## START DATASET CONTENT

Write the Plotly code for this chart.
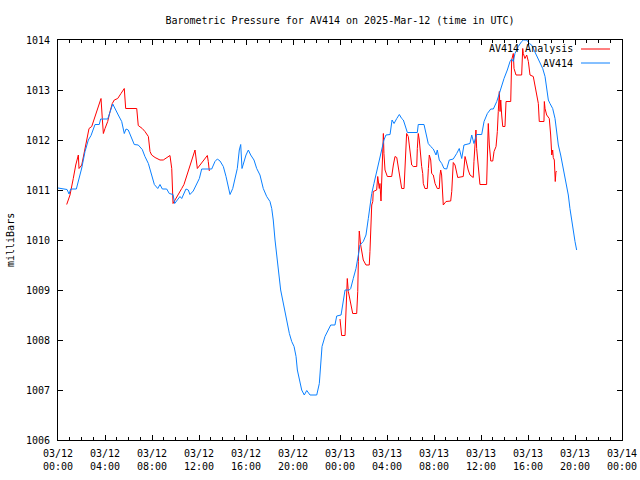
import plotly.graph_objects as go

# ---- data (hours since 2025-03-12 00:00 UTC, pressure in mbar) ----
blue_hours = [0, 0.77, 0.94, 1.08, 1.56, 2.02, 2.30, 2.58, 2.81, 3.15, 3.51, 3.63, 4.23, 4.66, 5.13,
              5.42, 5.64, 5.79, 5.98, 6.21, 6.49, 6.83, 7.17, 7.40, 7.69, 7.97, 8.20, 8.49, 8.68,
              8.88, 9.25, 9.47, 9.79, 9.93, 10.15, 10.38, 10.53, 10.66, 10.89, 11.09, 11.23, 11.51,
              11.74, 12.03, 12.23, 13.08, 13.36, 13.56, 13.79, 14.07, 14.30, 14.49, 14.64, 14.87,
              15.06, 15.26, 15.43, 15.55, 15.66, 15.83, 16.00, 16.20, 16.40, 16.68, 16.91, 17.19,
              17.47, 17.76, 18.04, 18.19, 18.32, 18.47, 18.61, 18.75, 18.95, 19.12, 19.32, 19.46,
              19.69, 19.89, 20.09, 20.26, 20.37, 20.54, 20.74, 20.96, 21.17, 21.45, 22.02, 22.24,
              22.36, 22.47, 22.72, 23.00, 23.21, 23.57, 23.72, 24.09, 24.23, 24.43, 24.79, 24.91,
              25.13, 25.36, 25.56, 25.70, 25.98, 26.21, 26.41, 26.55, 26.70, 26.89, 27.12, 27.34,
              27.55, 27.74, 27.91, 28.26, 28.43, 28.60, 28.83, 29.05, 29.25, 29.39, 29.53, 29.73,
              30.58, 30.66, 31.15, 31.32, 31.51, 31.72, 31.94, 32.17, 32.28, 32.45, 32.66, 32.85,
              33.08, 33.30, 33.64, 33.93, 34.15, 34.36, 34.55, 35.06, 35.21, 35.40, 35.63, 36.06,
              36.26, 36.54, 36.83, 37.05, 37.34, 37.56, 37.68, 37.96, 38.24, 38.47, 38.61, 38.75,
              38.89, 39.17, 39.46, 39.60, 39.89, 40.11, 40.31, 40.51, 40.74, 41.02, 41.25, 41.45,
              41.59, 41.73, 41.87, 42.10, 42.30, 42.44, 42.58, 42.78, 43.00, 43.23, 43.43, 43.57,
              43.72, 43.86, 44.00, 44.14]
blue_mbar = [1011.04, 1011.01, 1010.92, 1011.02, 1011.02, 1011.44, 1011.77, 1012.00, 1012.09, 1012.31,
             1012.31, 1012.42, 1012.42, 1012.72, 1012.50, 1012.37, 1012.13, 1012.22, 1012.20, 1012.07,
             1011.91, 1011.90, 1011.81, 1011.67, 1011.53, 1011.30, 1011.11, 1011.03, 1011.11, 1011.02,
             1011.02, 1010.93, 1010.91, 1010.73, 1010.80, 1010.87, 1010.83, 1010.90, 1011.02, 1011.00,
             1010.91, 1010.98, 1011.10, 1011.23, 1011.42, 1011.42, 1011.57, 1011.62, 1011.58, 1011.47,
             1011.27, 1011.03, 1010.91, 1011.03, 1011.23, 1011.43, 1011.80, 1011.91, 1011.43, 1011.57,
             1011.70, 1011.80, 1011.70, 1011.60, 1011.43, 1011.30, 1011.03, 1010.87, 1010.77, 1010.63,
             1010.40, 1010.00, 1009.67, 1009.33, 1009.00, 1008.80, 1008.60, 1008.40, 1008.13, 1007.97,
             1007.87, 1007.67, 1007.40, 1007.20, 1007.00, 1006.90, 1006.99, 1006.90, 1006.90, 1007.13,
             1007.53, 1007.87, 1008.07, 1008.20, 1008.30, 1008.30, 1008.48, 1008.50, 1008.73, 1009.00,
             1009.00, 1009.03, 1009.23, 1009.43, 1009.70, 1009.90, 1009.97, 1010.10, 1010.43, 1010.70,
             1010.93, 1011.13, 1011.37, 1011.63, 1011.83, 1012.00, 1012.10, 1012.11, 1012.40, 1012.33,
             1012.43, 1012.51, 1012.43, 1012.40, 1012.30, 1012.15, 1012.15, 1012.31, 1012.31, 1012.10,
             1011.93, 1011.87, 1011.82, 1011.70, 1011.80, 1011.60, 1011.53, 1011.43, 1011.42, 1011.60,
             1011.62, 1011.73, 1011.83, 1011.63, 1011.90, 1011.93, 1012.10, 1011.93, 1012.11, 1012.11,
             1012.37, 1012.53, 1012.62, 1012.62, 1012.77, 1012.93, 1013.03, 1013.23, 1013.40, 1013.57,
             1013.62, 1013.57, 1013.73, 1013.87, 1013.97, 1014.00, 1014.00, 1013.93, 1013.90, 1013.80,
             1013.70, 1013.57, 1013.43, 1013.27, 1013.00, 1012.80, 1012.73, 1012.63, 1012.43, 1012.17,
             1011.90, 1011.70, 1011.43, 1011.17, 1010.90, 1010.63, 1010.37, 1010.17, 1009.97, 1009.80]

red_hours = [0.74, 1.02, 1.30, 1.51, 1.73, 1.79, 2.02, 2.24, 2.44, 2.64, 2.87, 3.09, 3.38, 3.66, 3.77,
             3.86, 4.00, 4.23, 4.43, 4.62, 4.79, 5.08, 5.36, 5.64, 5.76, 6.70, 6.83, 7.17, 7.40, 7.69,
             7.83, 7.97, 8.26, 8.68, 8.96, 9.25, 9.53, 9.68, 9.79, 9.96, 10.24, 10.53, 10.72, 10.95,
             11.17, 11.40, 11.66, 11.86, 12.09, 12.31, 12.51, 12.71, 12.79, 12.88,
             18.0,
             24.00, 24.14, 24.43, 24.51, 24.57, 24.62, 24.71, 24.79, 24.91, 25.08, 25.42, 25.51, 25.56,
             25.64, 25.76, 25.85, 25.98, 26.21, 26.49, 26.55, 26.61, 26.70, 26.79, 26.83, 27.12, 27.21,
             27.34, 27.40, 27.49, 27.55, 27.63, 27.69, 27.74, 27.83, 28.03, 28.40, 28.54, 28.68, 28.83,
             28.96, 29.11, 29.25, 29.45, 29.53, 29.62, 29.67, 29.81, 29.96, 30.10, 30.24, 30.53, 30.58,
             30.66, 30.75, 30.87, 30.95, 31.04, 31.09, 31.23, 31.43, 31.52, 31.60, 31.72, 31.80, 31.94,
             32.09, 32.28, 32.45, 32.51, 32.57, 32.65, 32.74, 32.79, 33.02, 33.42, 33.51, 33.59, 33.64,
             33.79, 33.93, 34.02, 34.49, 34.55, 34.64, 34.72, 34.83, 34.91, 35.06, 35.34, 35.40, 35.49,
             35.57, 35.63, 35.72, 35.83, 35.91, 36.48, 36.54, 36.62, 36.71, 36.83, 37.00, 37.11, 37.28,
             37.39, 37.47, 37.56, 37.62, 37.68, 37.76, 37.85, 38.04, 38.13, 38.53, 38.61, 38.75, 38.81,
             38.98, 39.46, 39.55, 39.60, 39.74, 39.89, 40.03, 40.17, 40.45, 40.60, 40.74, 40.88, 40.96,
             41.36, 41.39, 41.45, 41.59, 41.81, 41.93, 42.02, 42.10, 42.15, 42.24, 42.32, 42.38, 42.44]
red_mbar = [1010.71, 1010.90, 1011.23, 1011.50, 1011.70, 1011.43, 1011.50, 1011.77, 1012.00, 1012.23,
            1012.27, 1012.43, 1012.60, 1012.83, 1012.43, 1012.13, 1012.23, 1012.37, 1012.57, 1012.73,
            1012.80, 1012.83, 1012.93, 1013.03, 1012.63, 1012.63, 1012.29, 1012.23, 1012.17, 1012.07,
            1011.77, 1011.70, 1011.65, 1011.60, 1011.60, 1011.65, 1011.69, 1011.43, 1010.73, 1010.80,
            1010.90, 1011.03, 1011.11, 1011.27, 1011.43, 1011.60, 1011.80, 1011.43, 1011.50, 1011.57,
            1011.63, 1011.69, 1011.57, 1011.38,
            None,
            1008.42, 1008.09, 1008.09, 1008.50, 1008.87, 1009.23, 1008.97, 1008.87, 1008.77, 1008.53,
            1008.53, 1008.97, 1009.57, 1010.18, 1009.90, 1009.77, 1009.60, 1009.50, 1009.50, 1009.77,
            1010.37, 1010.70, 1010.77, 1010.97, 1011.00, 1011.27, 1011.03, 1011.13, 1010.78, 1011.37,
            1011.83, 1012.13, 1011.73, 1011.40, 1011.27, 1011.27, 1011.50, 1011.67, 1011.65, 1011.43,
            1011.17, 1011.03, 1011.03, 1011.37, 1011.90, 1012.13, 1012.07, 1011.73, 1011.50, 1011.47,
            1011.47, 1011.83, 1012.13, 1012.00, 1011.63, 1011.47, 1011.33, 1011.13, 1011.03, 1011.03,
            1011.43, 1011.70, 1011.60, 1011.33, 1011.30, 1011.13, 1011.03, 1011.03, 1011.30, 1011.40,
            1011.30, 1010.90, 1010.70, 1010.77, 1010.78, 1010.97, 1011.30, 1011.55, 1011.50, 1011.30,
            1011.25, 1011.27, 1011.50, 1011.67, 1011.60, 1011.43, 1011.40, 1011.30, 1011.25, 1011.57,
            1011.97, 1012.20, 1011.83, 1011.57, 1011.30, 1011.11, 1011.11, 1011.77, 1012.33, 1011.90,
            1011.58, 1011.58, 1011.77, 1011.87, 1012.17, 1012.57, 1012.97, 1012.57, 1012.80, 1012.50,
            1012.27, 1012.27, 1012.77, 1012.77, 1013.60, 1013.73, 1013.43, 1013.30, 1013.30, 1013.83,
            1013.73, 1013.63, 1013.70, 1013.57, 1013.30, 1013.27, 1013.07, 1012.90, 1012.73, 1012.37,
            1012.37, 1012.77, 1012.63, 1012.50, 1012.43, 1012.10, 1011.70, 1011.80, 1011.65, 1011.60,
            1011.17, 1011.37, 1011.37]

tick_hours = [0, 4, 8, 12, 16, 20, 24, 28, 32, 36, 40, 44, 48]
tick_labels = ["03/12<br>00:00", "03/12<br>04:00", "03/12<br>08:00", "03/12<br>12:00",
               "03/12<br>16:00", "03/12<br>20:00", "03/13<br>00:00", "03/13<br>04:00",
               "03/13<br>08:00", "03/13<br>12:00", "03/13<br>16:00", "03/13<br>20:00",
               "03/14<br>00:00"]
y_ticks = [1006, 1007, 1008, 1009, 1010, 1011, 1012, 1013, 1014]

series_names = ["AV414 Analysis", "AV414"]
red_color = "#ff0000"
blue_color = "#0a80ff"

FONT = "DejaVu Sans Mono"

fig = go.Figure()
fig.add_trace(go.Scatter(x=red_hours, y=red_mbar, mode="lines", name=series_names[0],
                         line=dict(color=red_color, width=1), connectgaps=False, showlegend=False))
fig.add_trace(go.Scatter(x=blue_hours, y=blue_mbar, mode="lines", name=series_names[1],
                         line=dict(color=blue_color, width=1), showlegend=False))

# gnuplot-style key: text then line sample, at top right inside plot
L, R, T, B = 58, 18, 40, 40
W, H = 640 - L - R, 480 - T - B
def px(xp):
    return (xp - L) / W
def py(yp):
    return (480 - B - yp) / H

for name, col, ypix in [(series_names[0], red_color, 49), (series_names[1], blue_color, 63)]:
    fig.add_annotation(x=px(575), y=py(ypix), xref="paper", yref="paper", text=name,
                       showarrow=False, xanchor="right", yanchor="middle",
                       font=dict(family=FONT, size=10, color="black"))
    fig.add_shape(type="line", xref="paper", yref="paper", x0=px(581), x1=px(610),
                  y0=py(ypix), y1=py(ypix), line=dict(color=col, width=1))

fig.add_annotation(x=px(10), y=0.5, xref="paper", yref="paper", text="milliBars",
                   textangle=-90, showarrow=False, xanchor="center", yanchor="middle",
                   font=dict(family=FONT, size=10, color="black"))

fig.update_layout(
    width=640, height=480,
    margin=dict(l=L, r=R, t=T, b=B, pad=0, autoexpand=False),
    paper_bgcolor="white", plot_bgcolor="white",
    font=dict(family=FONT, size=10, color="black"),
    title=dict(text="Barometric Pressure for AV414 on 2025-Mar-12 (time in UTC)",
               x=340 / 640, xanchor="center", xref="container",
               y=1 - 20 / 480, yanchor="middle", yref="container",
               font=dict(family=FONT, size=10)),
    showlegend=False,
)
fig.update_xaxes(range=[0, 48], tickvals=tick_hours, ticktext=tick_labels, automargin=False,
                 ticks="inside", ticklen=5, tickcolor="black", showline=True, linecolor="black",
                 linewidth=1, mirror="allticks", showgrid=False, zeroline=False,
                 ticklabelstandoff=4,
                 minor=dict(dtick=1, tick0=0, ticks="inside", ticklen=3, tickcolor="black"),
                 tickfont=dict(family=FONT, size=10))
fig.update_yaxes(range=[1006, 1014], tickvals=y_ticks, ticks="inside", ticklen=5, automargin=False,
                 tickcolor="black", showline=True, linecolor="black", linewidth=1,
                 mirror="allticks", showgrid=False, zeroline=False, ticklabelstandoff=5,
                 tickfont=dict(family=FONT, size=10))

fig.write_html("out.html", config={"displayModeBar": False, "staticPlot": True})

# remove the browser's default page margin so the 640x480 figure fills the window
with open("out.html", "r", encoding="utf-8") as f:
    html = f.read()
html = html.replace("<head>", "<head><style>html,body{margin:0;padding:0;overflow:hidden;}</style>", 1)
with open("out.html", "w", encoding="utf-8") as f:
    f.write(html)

## END DATASET CONTENT

From the first line of the material down to the line containing "import plotly.graph_objects as go", inclusive, return each line exactly, skipping any picture.

## THE RESULT
Write the Plotly code for this chart.
import plotly.graph_objects as go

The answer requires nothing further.